Run the aggregation script: python benchmark/show_intersection_results.py -i [input_json] -o [output_path] -d [dataset_names] -n [num_cpu] -c [subset_csv] --overwrite_agg

Parameters:

  • input_json: Path to JSON file with evaluation results (created in step 2).
  • output_path (optional): Directory for final aggregated CSV output. Defaults to "./pxm_results".
  • dataset_names (optional): Comma-separated dataset names to compare using intersections of "chain" and "interface". Defaults to all names in JSON.
  • num_cpu (optional): Number of CPU cores for aggregation. Defaults to all available cores.
  • overwrite_agg (optional): Overwrite existing aggregated CSV files. Defaults to False.
  • subset_csv (optional): CSV file with columns ["type", "entry_id", "chain_id_1", "chain_id_2"]. Used to subset results. "type" can be "chain" or "interface".

Output structure

The script outputs summary CSV files in the directories specified by dataset_path in the JSON and creates a consolidated CSV with aggregated metrics in output_path:

pxm_results
├── DockQ_details.csv
├── DockQ_results.csv
├── LDDT_details.csv
├── LDDT_results.csv
├── RMSD_details.csv
├── RMSD_results.csv
├── Summary_table.csv
└── Summary_table.txt
  • Summary_table.csv and Summary_table.txt provide a concise overview of key metrics such as DockQ success rate, PoseBusters success rate, and LDDT (with protein-protein interfaces indicated as prot_prot).
  • *_results.csv files provide a full view of aggregated evaluation metrics.
  • *_details.csv files allow exploration of sample-specific metrics selected by each ranker.

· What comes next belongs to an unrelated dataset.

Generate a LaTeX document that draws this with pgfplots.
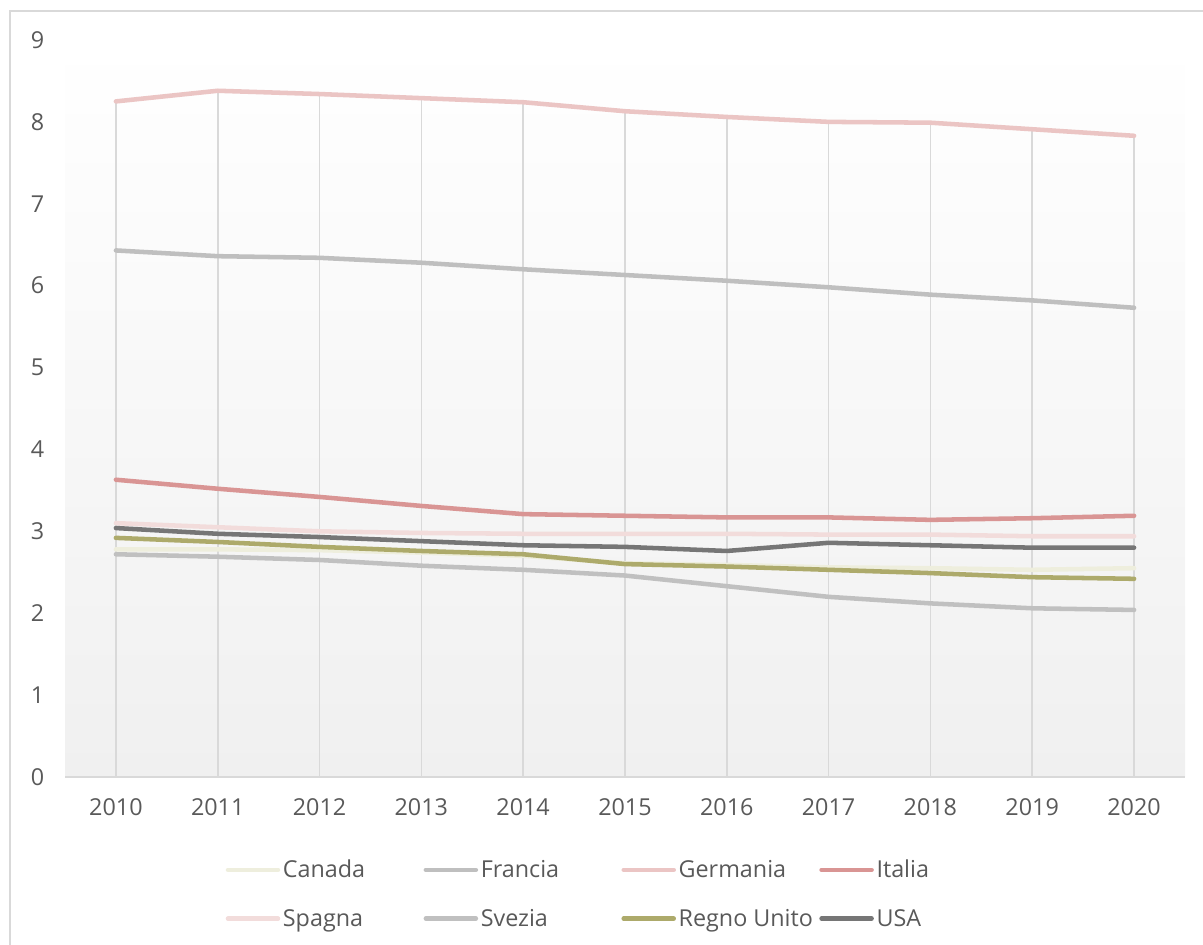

🔄 Reproduction of RecentPDB Low Homology Dataset Construction

This section outlines steps to construct the RecentPDB Low Homology dataset. File paths required for scripts are specified in benchmark.configs.data_config. It’s recommended to specify new output paths in scripts to prevent overwriting default files.

1. Filter to RecentPDB

Run this command to filter RecentPDB entries:

python benchmark/scripts/filter_for_recentpdb.py -c [mmcif_dir] -o [chain_interface_csv] -m [meta_csv] -n [num_cpu]
  • mmcif_dir: Directory with MMCIF files downloaded from RCSB PDB.
  • chain_interface_csv: Output CSV file recording filtered chain and interface information for RecentPDB dataset.
  • meta_csv: Output CSV file containing meta information of filtered entries.
  • num_cpu: Number of CPU cores for processing. Recommended CPU-to-memory (GB) ratio is 1:4.

2. Filter to Low Homology Subset

Run this command to filter to the Low Homology subset:

python benchmark/scripts/filter_to_lowh.py -c [chain_interface_csv] -t [test_to_train_json] -o [output_protein_lowh_csv] -n [output_nuc_lowh_csv]
  • chain_interface_csv: Input CSV with filtered chain and interface info from RecentPDB.
  • test_to_train_json: A JSON file containing a dictionary where keys are entities from the test set in the format '{PDB ID}_{Entity ID}', and values are lists of similar entities (high homology) from the train set in the same format.
  • output_protein_lowh_csv: Output CSV with filtered chain and interface info for RecentPDB Low Homology Protein subset.
  • output_nuc_lowh_csv: Output CSV with filtered chain and interface info for RecentPDB Low Homology Nucleic Acids subset.